Diante da urgência climática de se eliminar os combustíveis fósseis, é preocupante o que aponta o relatório da ONU Production Gap de 2023, que o plano do governo brasileiro é aumentar a produção de petróleo em 63% e de gás em 124% até 2032. O governo continua a incentivar a exploração e a produção por meio de US$ 8,6 bilhões em gastos fiscais e transferências orçamentárias diretas.
No total, os subsídios federais aos combustíveis fósseis atingiram US$ 14,56 bilhões em 2022. A título de comparação, enquanto os combustíveis fósseis receberam US$ 72,23 bilhões em subsídios de 2018 a 2022, as fontes renováveis de energia receberam US$ 13,39 bilhões no mesmo período.
Falando em renováveis, o discurso de investir na exploração de petróleo e gás fóssil para financiar a transição energética justa é, no mínimo, débil. É como usar gasolina para apagar a fogueira que é alimentada pela gasolina. Sem falar que, historicamente, as petroleiras respondem por pífio 1% dos investimentos em renováveis no planeta. E pior: estão reduzindo esses recursos e os colocando na expansão da produção de petróleo e gás.
Com o contínuo aumento do uso de combustíveis fósseis, as temperaturas seguem subindo, aumentando o desequilíbrio ecológico, que não resulta em apenas chuvas e secas extremas, mas também no colapso de sistemas inteiros. Como é o caso do colapso das correntes oceânicas do Atlântico e do degelo do Ártico.
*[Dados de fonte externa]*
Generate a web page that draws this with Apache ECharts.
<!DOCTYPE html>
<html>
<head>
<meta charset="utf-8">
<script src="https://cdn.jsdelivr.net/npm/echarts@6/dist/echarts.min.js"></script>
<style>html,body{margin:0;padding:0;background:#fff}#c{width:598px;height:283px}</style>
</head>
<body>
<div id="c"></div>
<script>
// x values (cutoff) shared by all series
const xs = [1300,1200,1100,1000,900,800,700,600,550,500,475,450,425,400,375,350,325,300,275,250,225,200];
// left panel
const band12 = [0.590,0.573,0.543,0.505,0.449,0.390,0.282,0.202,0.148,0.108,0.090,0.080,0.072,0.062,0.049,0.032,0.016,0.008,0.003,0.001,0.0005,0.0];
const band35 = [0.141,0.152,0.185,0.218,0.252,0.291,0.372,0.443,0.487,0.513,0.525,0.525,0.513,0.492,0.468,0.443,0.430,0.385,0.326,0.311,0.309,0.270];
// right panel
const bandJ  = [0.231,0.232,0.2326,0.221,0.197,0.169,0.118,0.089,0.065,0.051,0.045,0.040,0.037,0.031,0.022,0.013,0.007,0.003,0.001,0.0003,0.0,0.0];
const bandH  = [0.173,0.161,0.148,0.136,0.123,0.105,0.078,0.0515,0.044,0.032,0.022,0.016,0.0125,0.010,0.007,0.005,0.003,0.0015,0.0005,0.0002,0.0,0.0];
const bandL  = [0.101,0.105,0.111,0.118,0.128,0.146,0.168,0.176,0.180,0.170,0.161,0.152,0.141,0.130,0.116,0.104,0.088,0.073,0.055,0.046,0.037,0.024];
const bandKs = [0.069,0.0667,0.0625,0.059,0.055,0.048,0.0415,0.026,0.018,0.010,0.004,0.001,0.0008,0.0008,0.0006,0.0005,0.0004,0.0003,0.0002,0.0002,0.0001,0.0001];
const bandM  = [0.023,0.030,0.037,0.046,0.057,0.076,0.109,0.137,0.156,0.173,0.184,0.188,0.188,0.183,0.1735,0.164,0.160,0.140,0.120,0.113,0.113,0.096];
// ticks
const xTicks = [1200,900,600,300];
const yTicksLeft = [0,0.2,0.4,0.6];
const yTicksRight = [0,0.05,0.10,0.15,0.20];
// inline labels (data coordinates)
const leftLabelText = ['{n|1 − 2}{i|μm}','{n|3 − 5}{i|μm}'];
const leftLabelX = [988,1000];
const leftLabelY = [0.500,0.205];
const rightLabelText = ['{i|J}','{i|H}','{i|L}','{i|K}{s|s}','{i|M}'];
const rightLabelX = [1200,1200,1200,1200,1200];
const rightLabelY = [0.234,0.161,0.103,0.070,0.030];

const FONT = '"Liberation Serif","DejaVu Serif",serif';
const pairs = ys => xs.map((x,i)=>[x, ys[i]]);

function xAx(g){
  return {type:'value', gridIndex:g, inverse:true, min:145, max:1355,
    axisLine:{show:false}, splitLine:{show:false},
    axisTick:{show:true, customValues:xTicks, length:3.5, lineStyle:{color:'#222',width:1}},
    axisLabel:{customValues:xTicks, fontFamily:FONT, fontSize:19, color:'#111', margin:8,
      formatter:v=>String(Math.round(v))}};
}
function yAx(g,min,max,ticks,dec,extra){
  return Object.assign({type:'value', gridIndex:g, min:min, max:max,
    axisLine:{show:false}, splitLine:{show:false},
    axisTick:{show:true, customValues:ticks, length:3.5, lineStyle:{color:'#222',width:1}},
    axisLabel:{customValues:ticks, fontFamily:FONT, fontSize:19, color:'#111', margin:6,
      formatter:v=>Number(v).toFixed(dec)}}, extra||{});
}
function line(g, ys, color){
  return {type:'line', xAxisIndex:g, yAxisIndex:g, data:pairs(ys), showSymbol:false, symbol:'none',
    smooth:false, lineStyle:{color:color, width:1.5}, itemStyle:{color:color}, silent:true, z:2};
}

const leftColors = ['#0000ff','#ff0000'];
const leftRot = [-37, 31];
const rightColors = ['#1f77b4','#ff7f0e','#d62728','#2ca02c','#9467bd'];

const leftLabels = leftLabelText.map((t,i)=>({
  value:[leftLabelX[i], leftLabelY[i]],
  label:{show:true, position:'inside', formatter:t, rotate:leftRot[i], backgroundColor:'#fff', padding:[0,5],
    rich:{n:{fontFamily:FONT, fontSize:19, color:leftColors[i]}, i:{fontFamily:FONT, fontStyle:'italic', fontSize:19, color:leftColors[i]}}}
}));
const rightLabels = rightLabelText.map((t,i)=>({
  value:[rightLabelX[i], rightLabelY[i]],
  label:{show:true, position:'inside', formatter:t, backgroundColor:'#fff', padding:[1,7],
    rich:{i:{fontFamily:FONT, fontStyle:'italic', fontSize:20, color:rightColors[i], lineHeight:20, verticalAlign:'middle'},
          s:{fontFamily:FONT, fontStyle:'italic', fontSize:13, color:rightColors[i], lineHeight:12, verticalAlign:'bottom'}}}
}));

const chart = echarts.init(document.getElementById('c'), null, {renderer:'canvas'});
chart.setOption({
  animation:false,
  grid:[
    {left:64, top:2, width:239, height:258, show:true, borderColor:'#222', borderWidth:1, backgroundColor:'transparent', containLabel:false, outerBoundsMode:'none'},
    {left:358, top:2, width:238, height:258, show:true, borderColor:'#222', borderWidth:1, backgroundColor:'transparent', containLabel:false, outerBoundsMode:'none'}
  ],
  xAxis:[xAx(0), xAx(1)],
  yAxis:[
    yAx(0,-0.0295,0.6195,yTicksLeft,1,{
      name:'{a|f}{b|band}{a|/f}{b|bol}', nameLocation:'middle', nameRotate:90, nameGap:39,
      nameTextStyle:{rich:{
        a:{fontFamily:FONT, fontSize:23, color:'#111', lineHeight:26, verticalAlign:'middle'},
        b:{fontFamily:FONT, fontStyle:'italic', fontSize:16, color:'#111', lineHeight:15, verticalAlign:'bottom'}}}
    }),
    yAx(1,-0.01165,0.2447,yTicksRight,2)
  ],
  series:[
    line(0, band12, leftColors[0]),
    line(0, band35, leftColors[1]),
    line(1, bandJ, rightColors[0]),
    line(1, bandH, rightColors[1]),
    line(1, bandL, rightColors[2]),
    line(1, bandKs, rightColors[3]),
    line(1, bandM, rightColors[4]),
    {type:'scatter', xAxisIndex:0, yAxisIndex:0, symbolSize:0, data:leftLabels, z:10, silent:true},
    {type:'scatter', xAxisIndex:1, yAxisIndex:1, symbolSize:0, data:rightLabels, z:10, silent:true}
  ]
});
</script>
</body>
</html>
É o que chamamos de “ponto de não retorno”. Como o Amazônia Real explica: “pontos de não retorno não significam o deslanche imediato de uma catástrofe, mas sim um salto brusco na probabilidade anual de ocorrência da catástrofe, seja um efeito estufa descontrolado ou o colapso da Floresta Amazônica”.
Pelo incentivo aos combustíveis fósseis, o Climate Action Tracker dá ao Brasil uma classificação geral de Insuficiente, o meio das cinco classificações, quanto a políticas para reduzir as emissões. Estas, que incluem suas reduções voluntárias de emissões submetidas como parte das negociações sobre Mudanças Climáticas da ONU, são consideradas insuficientes para limitar o aumento da temperatura em 1,5ºC como estipulado pelo Acordo de Paris.
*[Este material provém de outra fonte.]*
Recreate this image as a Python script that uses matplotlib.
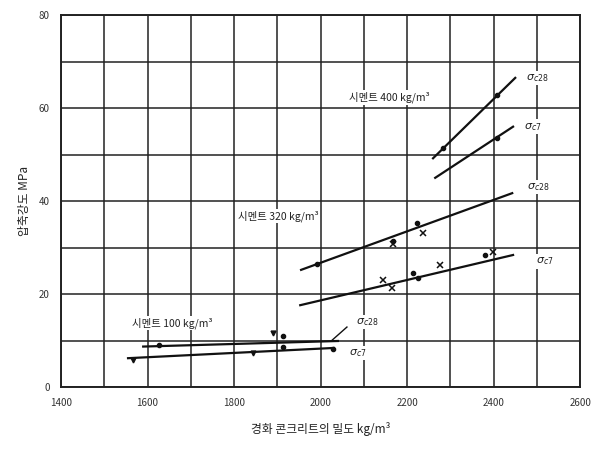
"""Compressive strength vs hardened concrete density, three cement contents."""

import matplotlib

matplotlib.use("Agg")
import matplotlib.pyplot as plt
import numpy as np

plt.rcParams["font.family"] = ["Noto Sans CJK KR", "DejaVu Sans"]

# fitted lines: (x0, x1), (y0, y1) per cement content and age
C400_28_X = [2260, 2450]
C400_28_Y = [49.2, 66.5]
C400_7_X = [2265, 2445]
C400_7_Y = [45.0, 56.0]
C320_28_X = [1955, 2443]
C320_28_Y = [25.2, 41.7]
C320_7_X = [1953, 2445]
C320_7_Y = [17.6, 28.4]
C100_28_X = [1590, 2040]
C100_28_Y = [8.7, 9.9]
C100_7_X = [1555, 2030]
C100_7_Y = [6.2, 8.4]

# measured points
DOT_X = [2283, 2408, 2408, 1992, 2168, 2223, 2214, 2225, 2380, 1627, 1913, 1913, 2029]
DOT_Y = [51.4, 62.8, 53.5, 26.5, 31.5, 35.3, 24.5, 23.4, 28.4, 9.0, 11.0, 8.6, 8.2]
CROSS_X = [2168, 2237, 2145, 2165, 2276, 2399]
CROSS_Y = [30.8, 33.1, 23.0, 21.3, 26.2, 29.0]
TRI_X = [1566, 1844, 1890]
TRI_Y = [5.8, 7.3, 11.6]

X_TICKS = [1400, 1600, 1800, 2000, 2200, 2400, 2600]
Y_TICKS = [0, 20, 40, 60, 80]

fig = plt.figure(figsize=(5.95, 4.58), dpi=100)
ax = fig.add_axes([0.1025, 0.155, 0.8725, 0.812])
ax.set_xlim(1400, 2600)
ax.set_ylim(0, 80)

for gx in np.arange(1400, 2601, 100):
    ax.axvline(gx, color="#222222", linewidth=1.1, zorder=1)
for gy in np.arange(0, 81, 10):
    ax.axhline(gy, color="#222222", linewidth=1.1, zorder=1)
for spine in ax.spines.values():
    spine.set_color("#222222")
    spine.set_linewidth(1.4)

line_kw = dict(color="#111111", linewidth=1.6, zorder=3)
for xs, ys in [
    (C400_28_X, C400_28_Y), (C400_7_X, C400_7_Y),
    (C320_28_X, C320_28_Y), (C320_7_X, C320_7_Y),
    (C100_28_X, C100_28_Y), (C100_7_X, C100_7_Y),
]:
    ax.plot(xs, ys, **line_kw)

ax.plot(DOT_X, DOT_Y, "o", color="#111111", markersize=3, zorder=4)
ax.plot(CROSS_X, CROSS_Y, "x", color="#111111", markersize=4.5, mew=1.1, zorder=4)
ax.plot(TRI_X, TRI_Y, "v", color="#111111", markersize=3.5, zorder=4)

box = dict(facecolor="white", edgecolor="none", pad=1.0)
txt_kw = dict(fontsize=7.5, color="#222222", ha="center", va="center", bbox=box, zorder=5)
ax.text(2160, 62.3, "시멘트 400 kg/m³", **txt_kw)
ax.text(1902, 36.8, "시멘트 320 kg/m³", **txt_kw)
ax.text(1657, 13.8, "시멘트 100 kg/m³", **txt_kw)

sig_kw = dict(fontsize=8, color="#222222", ha="center", va="center", bbox=box, zorder=5)
ax.text(2500, 66.5, r"$\sigma_{c28}$", **sig_kw)
ax.text(2491, 56.0, r"$\sigma_{c7}$", **sig_kw)
ax.text(2503, 43.0, r"$\sigma_{c28}$", **sig_kw)
ax.text(2519, 27.0, r"$\sigma_{c7}$", **sig_kw)
ax.text(2107, 14.0, r"$\sigma_{c28}$", **sig_kw)
ax.text(2085, 7.3, r"$\sigma_{c7}$", **sig_kw)
ax.plot([2027, 2061], [10.1, 12.9], color="#111111", linewidth=1.0, zorder=3)

ax.set_xticks(X_TICKS)
ax.set_yticks(Y_TICKS)
ax.tick_params(length=0, labelsize=7, colors="#333333", pad=8)
ax.set_xlabel("경화 콘크리트의 밀도 kg/m³", fontsize=8.5, color="#222222", labelpad=10)
ax.set_ylabel("압축강도 MPa", fontsize=8.5, color="#222222", labelpad=6)

fig.savefig("out.png", dpi=100, facecolor="white")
O que custa a ser entendido pelos governantes, do Brasil e de outros países, é que, pelo andar da carruagem, não haverá sequer floresta para ser salva, mesmo se ampliando esforços no combate ao desmatamento. Um estudo publicado na revista científica Earth System Science Data apontou que as mudanças climáticas aumentaram em 20 vezes as chances de incêndio florestal na Amazônia.
Petroestados como Azerbaijão e Emirados Árabes insistem na expansão dos combustíveis fósseis. Mas o Brasil, como anfitrião da Conferência do Clima da ONU (COP30), não deve e não pode seguir esse caminho. Não é a OPEP que irá nos salvar, mas sim propostas concretas, com cronogramas e compromissos reais para eliminar os combustíveis fósseis.
É dever do Estado brasileiro, posto na Constituição, a proteção das florestas e da biodiversidade do país, assim como a proteção da vida – e essa, não só a dos brasileiros, mas do mundo inteiro.